### ENTRIES SUPPLIED

*****

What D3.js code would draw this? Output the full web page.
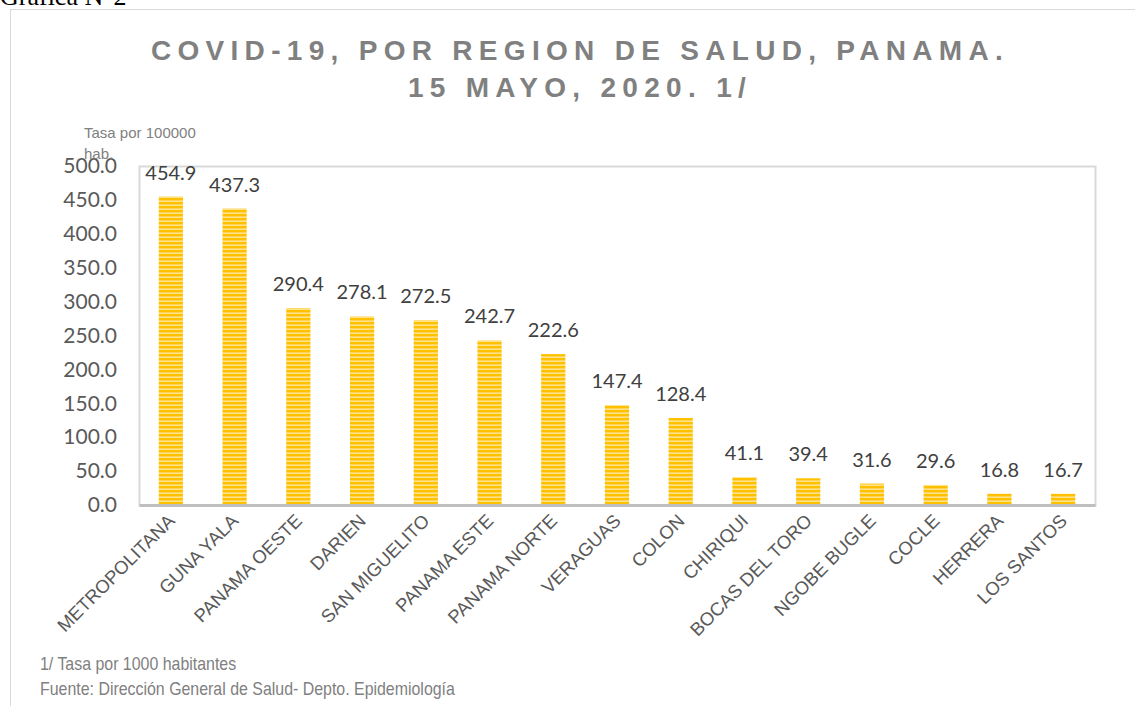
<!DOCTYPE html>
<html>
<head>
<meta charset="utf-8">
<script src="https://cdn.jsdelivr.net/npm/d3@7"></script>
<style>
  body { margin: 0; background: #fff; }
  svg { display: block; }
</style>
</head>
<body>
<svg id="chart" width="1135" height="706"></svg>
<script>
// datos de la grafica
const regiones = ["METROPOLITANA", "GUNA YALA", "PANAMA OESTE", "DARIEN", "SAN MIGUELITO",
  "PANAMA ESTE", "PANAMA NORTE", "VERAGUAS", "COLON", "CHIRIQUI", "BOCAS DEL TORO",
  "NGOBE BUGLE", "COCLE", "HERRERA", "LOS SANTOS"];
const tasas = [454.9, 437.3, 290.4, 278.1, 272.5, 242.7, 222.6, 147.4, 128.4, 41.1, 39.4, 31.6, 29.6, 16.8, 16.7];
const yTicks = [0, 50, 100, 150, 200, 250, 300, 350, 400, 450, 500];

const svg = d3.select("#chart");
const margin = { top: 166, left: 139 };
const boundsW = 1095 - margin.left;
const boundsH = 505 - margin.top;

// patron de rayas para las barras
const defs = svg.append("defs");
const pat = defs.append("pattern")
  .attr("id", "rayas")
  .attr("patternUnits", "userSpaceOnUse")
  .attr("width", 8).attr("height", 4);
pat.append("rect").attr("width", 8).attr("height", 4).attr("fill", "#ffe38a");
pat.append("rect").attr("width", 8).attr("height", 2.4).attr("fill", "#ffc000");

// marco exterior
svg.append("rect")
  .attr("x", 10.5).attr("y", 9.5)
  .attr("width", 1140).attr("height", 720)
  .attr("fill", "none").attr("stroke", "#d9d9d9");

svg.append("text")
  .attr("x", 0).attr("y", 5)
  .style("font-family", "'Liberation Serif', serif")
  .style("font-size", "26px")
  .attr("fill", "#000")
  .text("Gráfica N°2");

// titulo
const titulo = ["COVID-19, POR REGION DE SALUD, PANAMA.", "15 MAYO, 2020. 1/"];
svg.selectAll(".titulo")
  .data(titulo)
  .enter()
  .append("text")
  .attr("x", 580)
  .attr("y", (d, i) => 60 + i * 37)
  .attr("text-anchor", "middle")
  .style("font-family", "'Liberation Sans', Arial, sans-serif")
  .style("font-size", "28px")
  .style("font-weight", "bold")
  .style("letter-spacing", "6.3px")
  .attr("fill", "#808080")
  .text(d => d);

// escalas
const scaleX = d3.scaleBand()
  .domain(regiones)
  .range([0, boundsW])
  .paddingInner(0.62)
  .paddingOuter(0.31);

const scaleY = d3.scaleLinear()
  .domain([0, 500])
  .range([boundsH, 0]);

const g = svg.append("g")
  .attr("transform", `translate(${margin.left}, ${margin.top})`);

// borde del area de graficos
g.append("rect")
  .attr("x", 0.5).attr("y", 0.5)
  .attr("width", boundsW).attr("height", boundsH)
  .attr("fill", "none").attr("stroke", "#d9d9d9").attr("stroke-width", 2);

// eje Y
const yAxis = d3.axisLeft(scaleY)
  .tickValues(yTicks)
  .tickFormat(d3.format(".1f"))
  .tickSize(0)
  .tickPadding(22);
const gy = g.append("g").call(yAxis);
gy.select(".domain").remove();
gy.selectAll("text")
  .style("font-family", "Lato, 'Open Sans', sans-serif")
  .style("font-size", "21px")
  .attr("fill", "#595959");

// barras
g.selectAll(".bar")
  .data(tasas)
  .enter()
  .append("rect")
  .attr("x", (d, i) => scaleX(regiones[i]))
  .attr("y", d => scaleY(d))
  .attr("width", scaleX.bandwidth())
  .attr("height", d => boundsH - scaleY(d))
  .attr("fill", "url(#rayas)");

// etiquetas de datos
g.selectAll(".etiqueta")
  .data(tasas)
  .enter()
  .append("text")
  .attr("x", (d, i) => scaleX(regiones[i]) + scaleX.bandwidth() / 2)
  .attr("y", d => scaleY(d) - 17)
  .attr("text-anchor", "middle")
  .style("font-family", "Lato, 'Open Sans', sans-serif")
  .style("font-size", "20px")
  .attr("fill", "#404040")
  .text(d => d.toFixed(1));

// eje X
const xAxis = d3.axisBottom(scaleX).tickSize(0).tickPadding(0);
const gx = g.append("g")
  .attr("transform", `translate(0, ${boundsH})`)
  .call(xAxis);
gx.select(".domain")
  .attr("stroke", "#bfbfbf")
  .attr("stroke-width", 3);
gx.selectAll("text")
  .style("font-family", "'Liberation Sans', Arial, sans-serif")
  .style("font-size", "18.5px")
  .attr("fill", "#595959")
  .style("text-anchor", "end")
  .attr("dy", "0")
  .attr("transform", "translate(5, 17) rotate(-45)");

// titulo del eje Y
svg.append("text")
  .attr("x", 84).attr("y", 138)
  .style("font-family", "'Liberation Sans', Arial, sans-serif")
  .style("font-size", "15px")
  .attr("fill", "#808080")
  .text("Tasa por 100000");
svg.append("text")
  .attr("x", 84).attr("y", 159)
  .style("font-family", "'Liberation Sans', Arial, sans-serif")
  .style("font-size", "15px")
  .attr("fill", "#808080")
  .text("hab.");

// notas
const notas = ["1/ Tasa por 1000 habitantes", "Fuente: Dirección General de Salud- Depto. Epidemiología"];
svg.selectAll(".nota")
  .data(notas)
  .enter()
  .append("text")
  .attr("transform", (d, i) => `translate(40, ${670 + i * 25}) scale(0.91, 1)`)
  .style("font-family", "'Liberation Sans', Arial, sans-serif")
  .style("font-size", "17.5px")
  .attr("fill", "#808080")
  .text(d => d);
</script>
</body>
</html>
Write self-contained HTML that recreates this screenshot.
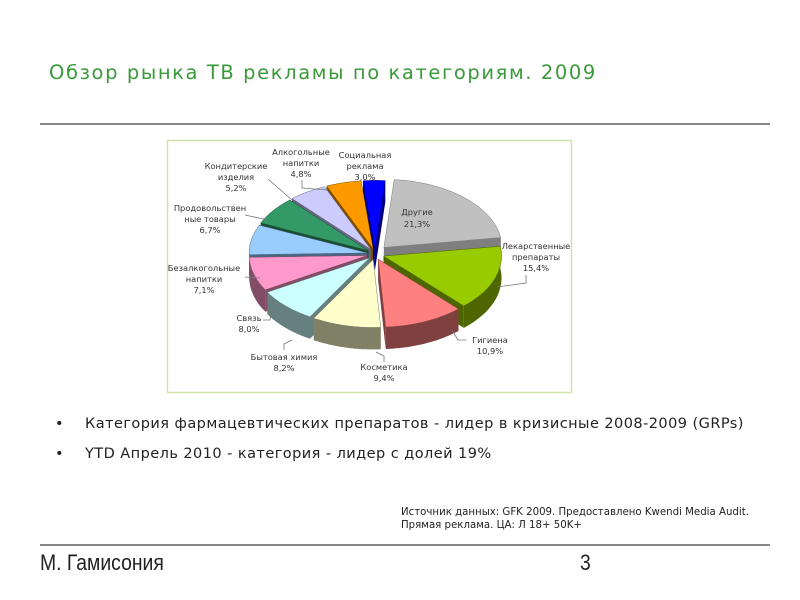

*****

### TASK TO CARRY OUT
Word for word, quote the full listing, omitting every picture.

### COMPLETED EXERCISE
What D3.js code would draw this? Output the full web page.
<!DOCTYPE html>
<html>
<head>
<meta charset="utf-8">
<script src="https://cdn.jsdelivr.net/npm/d3@7"></script>
<style>
  body { margin: 0; background: #fff; }
  svg { display: block; }
</style>
</head>
<body>
<svg id="chart" width="1135" height="706"></svg>
<script>
// datos de la grafica
const regiones = ["METROPOLITANA", "GUNA YALA", "PANAMA OESTE", "DARIEN", "SAN MIGUELITO",
  "PANAMA ESTE", "PANAMA NORTE", "VERAGUAS", "COLON", "CHIRIQUI", "BOCAS DEL TORO",
  "NGOBE BUGLE", "COCLE", "HERRERA", "LOS SANTOS"];
const tasas = [454.9, 437.3, 290.4, 278.1, 272.5, 242.7, 222.6, 147.4, 128.4, 41.1, 39.4, 31.6, 29.6, 16.8, 16.7];
const yTicks = [0, 50, 100, 150, 200, 250, 300, 350, 400, 450, 500];

const svg = d3.select("#chart");
const margin = { top: 166, left: 139 };
const boundsW = 1095 - margin.left;
const boundsH = 505 - margin.top;

// patron de rayas para las barras
const defs = svg.append("defs");
const pat = defs.append("pattern")
  .attr("id", "rayas")
  .attr("patternUnits", "userSpaceOnUse")
  .attr("width", 8).attr("height", 4);
pat.append("rect").attr("width", 8).attr("height", 4).attr("fill", "#ffe38a");
pat.append("rect").attr("width", 8).attr("height", 2.4).attr("fill", "#ffc000");

// marco exterior
svg.append("rect")
  .attr("x", 10.5).attr("y", 9.5)
  .attr("width", 1140).attr("height", 720)
  .attr("fill", "none").attr("stroke", "#d9d9d9");

svg.append("text")
  .attr("x", 0).attr("y", 5)
  .style("font-family", "'Liberation Serif', serif")
  .style("font-size", "26px")
  .attr("fill", "#000")
  .text("Gráfica N°2");

// titulo
const titulo = ["COVID-19, POR REGION DE SALUD, PANAMA.", "15 MAYO, 2020. 1/"];
svg.selectAll(".titulo")
  .data(titulo)
  .enter()
  .append("text")
  .attr("x", 580)
  .attr("y", (d, i) => 60 + i * 37)
  .attr("text-anchor", "middle")
  .style("font-family", "'Liberation Sans', Arial, sans-serif")
  .style("font-size", "28px")
  .style("font-weight", "bold")
  .style("letter-spacing", "6.3px")
  .attr("fill", "#808080")
  .text(d => d);

// escalas
const scaleX = d3.scaleBand()
  .domain(regiones)
  .range([0, boundsW])
  .paddingInner(0.62)
  .paddingOuter(0.31);

const scaleY = d3.scaleLinear()
  .domain([0, 500])
  .range([boundsH, 0]);

const g = svg.append("g")
  .attr("transform", `translate(${margin.left}, ${margin.top})`);

// borde del area de graficos
g.append("rect")
  .attr("x", 0.5).attr("y", 0.5)
  .attr("width", boundsW).attr("height", boundsH)
  .attr("fill", "none").attr("stroke", "#d9d9d9").attr("stroke-width", 2);

// eje Y
const yAxis = d3.axisLeft(scaleY)
  .tickValues(yTicks)
  .tickFormat(d3.format(".1f"))
  .tickSize(0)
  .tickPadding(22);
const gy = g.append("g").call(yAxis);
gy.select(".domain").remove();
gy.selectAll("text")
  .style("font-family", "Lato, 'Open Sans', sans-serif")
  .style("font-size", "21px")
  .attr("fill", "#595959");

// barras
g.selectAll(".bar")
  .data(tasas)
  .enter()
  .append("rect")
  .attr("x", (d, i) => scaleX(regiones[i]))
  .attr("y", d => scaleY(d))
  .attr("width", scaleX.bandwidth())
  .attr("height", d => boundsH - scaleY(d))
  .attr("fill", "url(#rayas)");

// etiquetas de datos
g.selectAll(".etiqueta")
  .data(tasas)
  .enter()
  .append("text")
  .attr("x", (d, i) => scaleX(regiones[i]) + scaleX.bandwidth() / 2)
  .attr("y", d => scaleY(d) - 17)
  .attr("text-anchor", "middle")
  .style("font-family", "Lato, 'Open Sans', sans-serif")
  .style("font-size", "20px")
  .attr("fill", "#404040")
  .text(d => d.toFixed(1));

// eje X
const xAxis = d3.axisBottom(scaleX).tickSize(0).tickPadding(0);
const gx = g.append("g")
  .attr("transform", `translate(0, ${boundsH})`)
  .call(xAxis);
gx.select(".domain")
  .attr("stroke", "#bfbfbf")
  .attr("stroke-width", 3);
gx.selectAll("text")
  .style("font-family", "'Liberation Sans', Arial, sans-serif")
  .style("font-size", "18.5px")
  .attr("fill", "#595959")
  .style("text-anchor", "end")
  .attr("dy", "0")
  .attr("transform", "translate(5, 17) rotate(-45)");

// titulo del eje Y
svg.append("text")
  .attr("x", 84).attr("y", 138)
  .style("font-family", "'Liberation Sans', Arial, sans-serif")
  .style("font-size", "15px")
  .attr("fill", "#808080")
  .text("Tasa por 100000");
svg.append("text")
  .attr("x", 84).attr("y", 159)
  .style("font-family", "'Liberation Sans', Arial, sans-serif")
  .style("font-size", "15px")
  .attr("fill", "#808080")
  .text("hab.");

// notas
const notas = ["1/ Tasa por 1000 habitantes", "Fuente: Dirección General de Salud- Depto. Epidemiología"];
svg.selectAll(".nota")
  .data(notas)
  .enter()
  .append("text")
  .attr("transform", (d, i) => `translate(40, ${670 + i * 25}) scale(0.91, 1)`)
  .style("font-family", "'Liberation Sans', Arial, sans-serif")
  .style("font-size", "17.5px")
  .attr("fill", "#808080")
  .text(d => d);
</script>
</body>
</html>
Write self-contained HTML that recreates this screenshot.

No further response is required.